Summer is a great time to indulge in your wanderlust. Your memory will not only thank you, but it may also depend on it, researchers now say.
That’s right, a study conducted by a cross-disciplinary team of experts proposes that travel may have significant benefits for people fighting dementia.1
Study author Dr. Jun Wen of Edith Cowan University in Australia and his team of researchers posit that traveling—or tourism as they call it—is good for everyone’s brain health, but it may be especially good as a non-drug intervention for folks suffering with dementia.
Why? The study authors conclude that tourism may positively impact well-being and quality of life based on four components. These include how travel impacts feelings, emotions, and mood, as well as how it affects thoughts and memories. The researchers also looked at the impact of travel on behavior and senses.
Stimulates Brain Function
Dr. Wen says all tourism experiences offer elements of anticipation and planning, both of which stimulate brain function.
What’s more, exercise is often an important component of tourism experiences, and it is frequently included in dementia intervention plans.
“Tourism experiences such as a beach visit offer dementia patients sensory stimulation, boosting one’s mood, exercise, music therapy, and instilling a sense of freedom as non-medicine dementia interventions,” Dr. Wen says.
Additionally, Dr. Wen notes that group travel may simulate psychological interventions, and “music at a destination is in line with music therapy programs for those with dementia.”
But do you have to travel to distant exotic places to reap the cognitive benefits? Not necessarily. Dr. Wen and his team define tourism as “visiting places outside one’s everyday environment for no longer than a full year.”
Still, the authors note that there is limited research on how travel benefits tourists with dementia. And Dr. Wen explains that not everyone with dementia should travel.
“A team approach to dementia treatment helps to ensure the best possible care, and decisions about tourism as an intervention should be made with the input of the full team, including medical staff, caregivers, and family members,” he said.
Other Ways Travel Benefits Mental Health
While Dr. Wen’s findings haven’t been proven conclusively, there are plenty of studies pointing to the general mental health perks of travel, including increasing happiness, reducing stress, and even fostering creativity.

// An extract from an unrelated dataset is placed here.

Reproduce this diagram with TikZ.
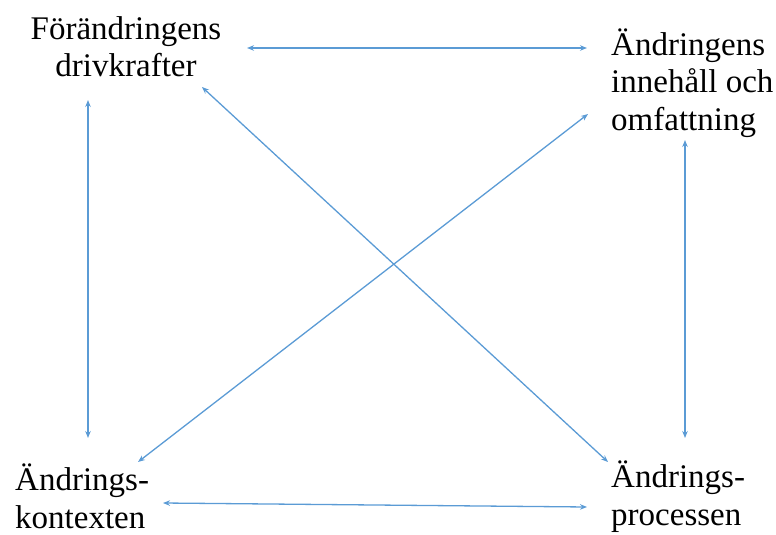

One study found that those people who travel regularly (defined as trips at least 75 miles away from their home) report being seven percent happier than those who travel rarely.2
Additionally, research published in the Wisconsin Medical Journal found that, of 1,500 women, those who took vacations more frequently reported less stress and depression.3
Have you ever come back from a vacation with a great new idea? Yep, there’s research to support that, too.
A study published in 2021 assigned 274 workers to self-report their creativity before and after vacation. Researchers observed that workers reported less creativity the first day back at work (perhaps tackling a never-ending “in-box”). However, two weeks after a vacation they felt overall more creative when handling new tasks.4
So, it’s no surprise that you got the idea for the great American novel or a new business on your last sojourn.
Research supports the mental health benefits of travel, and I agree. Even if a trip to an exotic locale isn’t in the cards, you can still reap the benefits of travel closer to home.
Travel by car or train may be easier in this age of flight cancelations and scheduling snafus. A road trip to a nearby town or state can supply similar mental health benefits.
If you’re eager to explore foreign destinations, consider a group trip with a guide, who can help with the language and local customs. Plus, you’ll meet fellow travelers with similar interests. This is especially helpful if you choose to travel alone.
So, dust off your passport or plan a weekend – even a day trip – to somewhere new. If these past few years have taught us anything, it’s to embrace all that life has to offer, and that includes new experiences in other towns, cities, states, and countries. Your memory and your mental health will thank you!